Liliuokalani Trust objects to Hawaii Island housing project

The Queen Liliuokalani Trust, the nonprofit former owner of the land where a planned community with 2,330 homes would be built, has raised its objections with Hawaii County officials in arguments before the Land Use Commission and in a lawsuit filed recently to halt LUC proceedings. Despite those objections the commission on Nov. 4 approved urban use of the land. The project must still gain County Council approval to move forward.

The project, called Kamakana Villages at Keahuolu, was initiated by the state to produce work-force housing on the Big Island. The estimated $734 million master-planned community has been in the works for several years. Developer Forest City Hawaii LLC petitioned the LUC in September to reclassify the 272-acre site near Kailua-Kona from agricultural to urban use.

But Queen Liliuokalani Trust raised objections over the use of the site and whether impacts from increased traffic will sufficiently be mitigated. The trust sold the project site and adjacent land to the state in 1992 under threat of condemnation.

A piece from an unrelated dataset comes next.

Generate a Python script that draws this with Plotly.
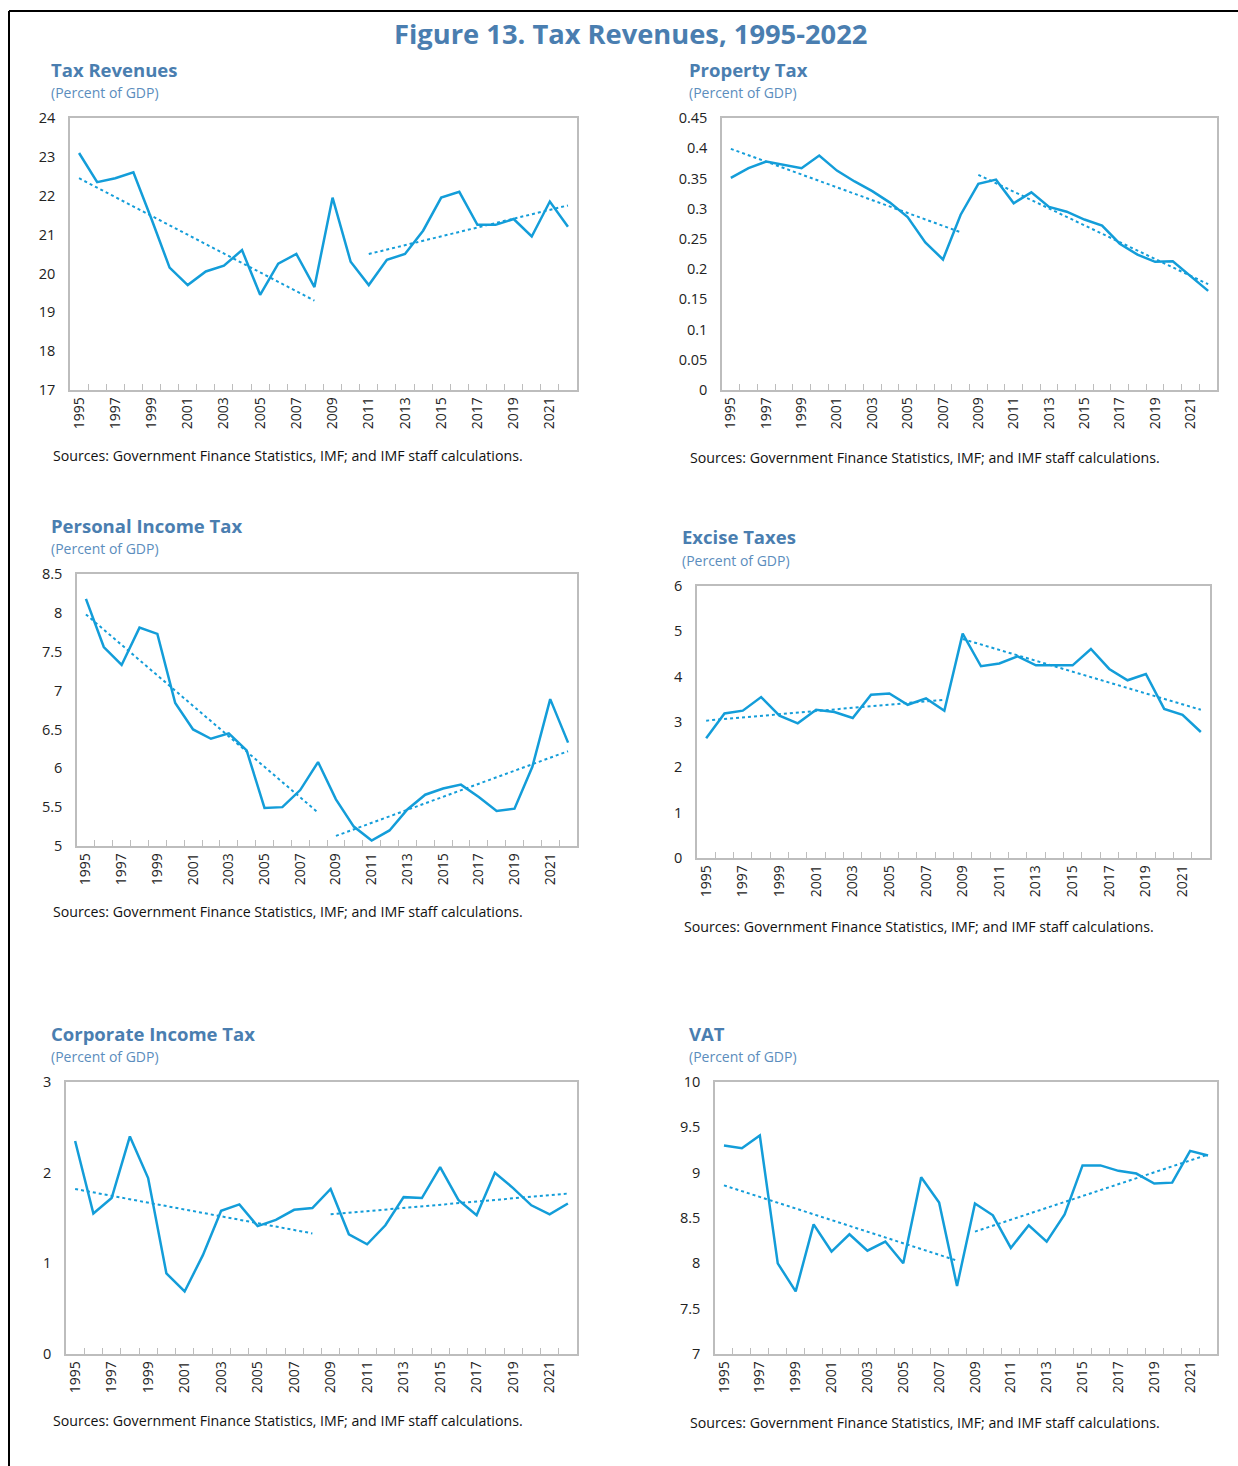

“Please do not misunderstand our intentions,” LeeAnn Crabbe, trust vice president, told the Hawaii County Council in written testimony. “We support affordable housing and job creation in this community. What we cannot support is the promise of affordable housing and jobs at the expense to others in this community that will ultimately bear the costs.”

The trust also said the state originally sought to condemn the Kamakana site and another nearly 200 acres for a broader range of public uses, including a University of Hawaii campus and a sports complex. Housing also was part of the original plan with 60 percent of units at affordable prices. Benjamin Kudo, a local attorney representing the trust, said the trust historically has tried not to sell land because it relies on income from its property to support its charitable mission benefiting children.

Kudo said the trust reluctantly agreed to sell the 450 acres in Kona and avoid a legal fight at the time because of the specific public benefits proposed for the property. Kamakana, with 50 percent affordable housing and 200,000 square feet of commercial space, doesn't provide the same public benefit, Kudo said.

The 450 acres were part of a major affordable housing development initiative by the state in the 1980s that led to the development of Kapolei on Oahu. But the Kona project and one on Maui were stalled by a legal challenge over ceded lands in 1994. About 150 acres of the Kona site were transferred to the Department of Hawaiian Home Lands.

A state agency charged with facilitating affordable housing development, the Hawaii Housing Finance and Development Corp., said Kamakana will help meet an acute need for affordable housing in West Hawaii and reduce regional highway traffic that's bad in part because many workers at nearby hotels commute to the area from far away.